Equally important, tilting at the NWS windmill over a scientific tool that gives people a head start on hurricane planning could make Strand leaders look foolish. The forecasts are a composite of forecasting models, including models from credible sources outside the NWS, and continually update information based on Navy flights into each storm's eye. In Isabel's case, the predictions proved accurate.

Indeed, the five-day forecasts might have made the falloffs in Grand Strand less severe. The NWS predicted early on that Isabel would hit the N.C. Outer Banks and that it would diminish to a Category Two hurricane. It's possible some visitors shored up Strand travel plans because of the five-day forecasts.

None of this is to suggest that Strand leaders don't have an issue with Isabel forecasting. They do. The Weather Channel, among other national electronic media, hyped the storm beyond decency, triggering irrational fear all along the Southeast coast.

True, the Weather Channel and other offenders may have based their forecasts on NWS information.
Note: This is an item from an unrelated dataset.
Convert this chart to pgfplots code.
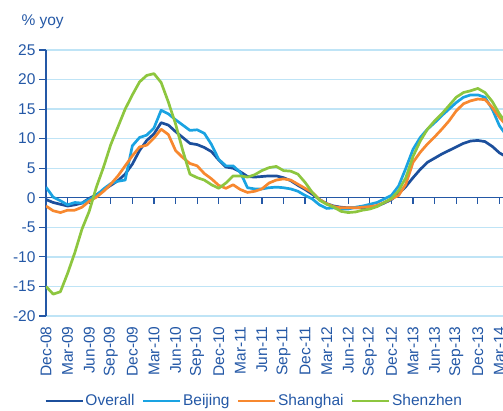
\documentclass[border=0pt]{standalone}
\usepackage{pgfplots}
\usepackage{pgfplotstable}
\pgfplotsset{compat=1.18}
\usepackage{fontspec}
\setmainfont{Liberation Sans}
\definecolor{txt}{HTML}{2458A6}
\definecolor{gridc}{HTML}{BFE4F6}
\definecolor{cO}{HTML}{1C4F9C}
\definecolor{cB}{HTML}{1AA3E2}
\definecolor{cS}{HTML}{F7882F}
\definecolor{cZ}{HTML}{8DC63F}

\pgfplotstableread{
i O B S Z
0 -0.3 1.8 -1.4 -15.0
1 -0.8 0.1 -2.2 -16.3
2 -1.1 -0.5 -2.5 -15.9
3 -1.4 -1.2 -2.1 -12.8
4 -1.2 -0.8 -2.1 -9.3
5 -0.9 -0.9 -1.6 -5.3
6 -0.1 -0.3 -0.6 -2.3
7 0.5 0.4 0.1 1.8
8 1.3 1.5 1.1 5.2
9 2.1 2.4 2.3 9.0
10 2.9 2.8 3.7 12.0
11 4.0 3.0 5.4 15.0
12 5.7 8.8 7.1 17.4
13 8.0 10.2 8.6 19.6
14 9.7 10.6 8.9 20.7
15 10.8 11.8 10.1 21.0
16 12.7 14.8 11.6 19.5
17 12.3 14.2 10.7 16.2
18 11.2 13.2 8.0 12.5
19 10.2 12.3 6.8 8.0
20 9.2 11.4 5.8 4.0
21 9.0 11.5 5.4 3.4
22 8.5 10.9 4.1 3.0
23 7.8 9.0 3.2 2.2
24 6.4 6.5 2.1 1.6
25 5.2 5.4 1.6 2.5
26 5.0 5.4 2.2 3.7
27 4.4 4.3 1.4 3.7
28 3.6 1.7 0.9 3.5
29 3.5 1.5 1.1 3.9
30 3.6 1.5 1.5 4.6
31 3.7 1.7 2.5 5.1
32 3.7 1.8 3.0 5.3
33 3.4 1.7 3.2 4.6
34 2.9 1.5 3.0 4.5
35 2.1 1.1 2.3 4.0
36 1.4 0.4 1.6 2.6
37 0.6 -0.2 0.9 0.9
38 -0.3 -1.2 -0.3 -0.4
39 -1.0 -1.8 -1.0 -1.1
40 -1.4 -1.7 -1.5 -1.6
41 -1.6 -1.9 -1.7 -2.3
42 -1.7 -1.9 -1.7 -2.5
43 -1.7 -1.6 -1.7 -2.4
44 -1.7 -1.4 -1.6 -2.1
45 -1.6 -1.1 -1.5 -1.9
46 -1.4 -0.8 -1.3 -1.5
47 -0.9 -0.2 -0.8 -0.8
48 -0.3 0.4 -0.2 -0.1
49 0.7 2.0 0.4 1.2
50 1.9 5.0 2.3 3.4
51 3.4 8.2 6.0 7.0
52 4.8 10.2 7.7 9.6
53 6.0 11.6 9.1 11.6
54 6.7 12.7 10.3 13.0
55 7.4 13.9 11.6 14.2
56 8.0 15.0 13.0 15.6
57 8.6 16.1 14.7 17.0
58 9.2 17.0 15.9 17.8
59 9.6 17.4 16.4 18.1
60 9.7 17.4 16.7 18.5
61 9.5 17.0 16.6 17.8
62 8.7 15.0 15.3 16.3
63 7.6 12.2 13.6 14.2
64 6.9 10.5 12.2 12.5
}\data

\begin{document}
\begin{tikzpicture}[font=\fontsize{15.5}{18}\selectfont]
% zero line with tick marks
\begin{axis}[
  at={(46pt,95pt)}, anchor=south west,
  scale only axis, width=457pt, height=266pt,
  xmin=0, xmax=63.5, ymin=-20, ymax=25,
  axis x line=middle, axis y line=none,
  axis line style={-, draw=txt, line width=1.2pt},
  xtick={0,3,...,63}, xticklabels={},
  tick align=outside, major tick length=6pt,
  xtick style={draw=txt, line width=1.2pt},
]
\end{axis}
% main axis
\begin{axis}[
  at={(46pt,95pt)}, anchor=south west,
  scale only axis, width=457pt, height=266pt,
  xmin=0, xmax=63.5, ymin=-20, ymax=25,
  axis x line*=bottom, axis y line*=left,
  axis line style={-},
  x axis line style={draw=none},
  y axis line style={draw=txt, line width=1.2pt},
  xtick={0,3,...,63},
  xticklabels={Dec-08,Mar-09,Jun-09,Sep-09,Dec-09,Mar-10,Jun-10,Sep-10,Dec-10,Mar-11,Jun-11,Sep-11,Dec-11,Mar-12,Jun-12,Sep-12,Dec-12,Mar-13,Jun-13,Sep-13,Dec-13,Mar-14},
  xtick style={draw=none},
  xticklabel style={rotate=90, anchor=east, text=txt, font=\fontsize{15.5}{18}\selectfont},
  ytick={-20,-15,-10,-5,5,10,15,20,25},
  extra y ticks={0},
  extra y tick style={grid=none},
  ytick style={draw=txt, line width=1.2pt},
  tick align=outside, major tick length=7pt,
  yticklabel style={text=txt, font=\fontsize{15.5}{18}\selectfont},
  ymajorgrids, grid style={draw=gridc, line width=1.3pt},
  /pgf/number format/assume math mode=true,
  legend columns=4,
  legend style={at={(axis description cs:0.455,-0.32)}, anchor=center, draw=none, fill=none,
    font=\fontsize{15.5}{18}\selectfont, text=txt, nodes={inner sep=1.5pt},
    /tikz/every even column/.append style={column sep=6pt}},
  legend image code/.code={\draw[#1, line width=2.5pt] (0pt,0pt) -- (37pt,0pt);},
  every axis plot/.append style={line width=2.7pt, line join=round},
]
\addplot[cO] table[x=i,y=O] {\data};
\addlegendentry{Overall}
\addplot[cB] table[x=i,y=B] {\data};
\addlegendentry{Beijing}
\addplot[cS] table[x=i,y=S] {\data};
\addlegendentry{Shanghai}
\addplot[cZ] table[x=i,y=Z] {\data};
\addlegendentry{Shenzhen}
\end{axis}
\node[anchor=base west, text=txt] at (18pt,385pt) {\% yoy};
\pgfresetboundingbox
\useasboundingbox (0,0) rectangle (503pt,411pt);
\end{tikzpicture}
\end{document}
But they, not the NWS, chose to abuse the information in order to boost their ratings.

Tropical storms and hurricanes are a fact of life in this part of the world. When they're bashing about in the Atlantic, coastal tourism venues from Key West to Ocean City, Md., as well as those along the Gulf of Mexico, tend to suffer.

Whether the five-day forecasts made the suffering here any worse is a matter of conjecture. Local tourism leaders would be wise to fight battles whose outcomes they can influence and decline to tilt at the NWS.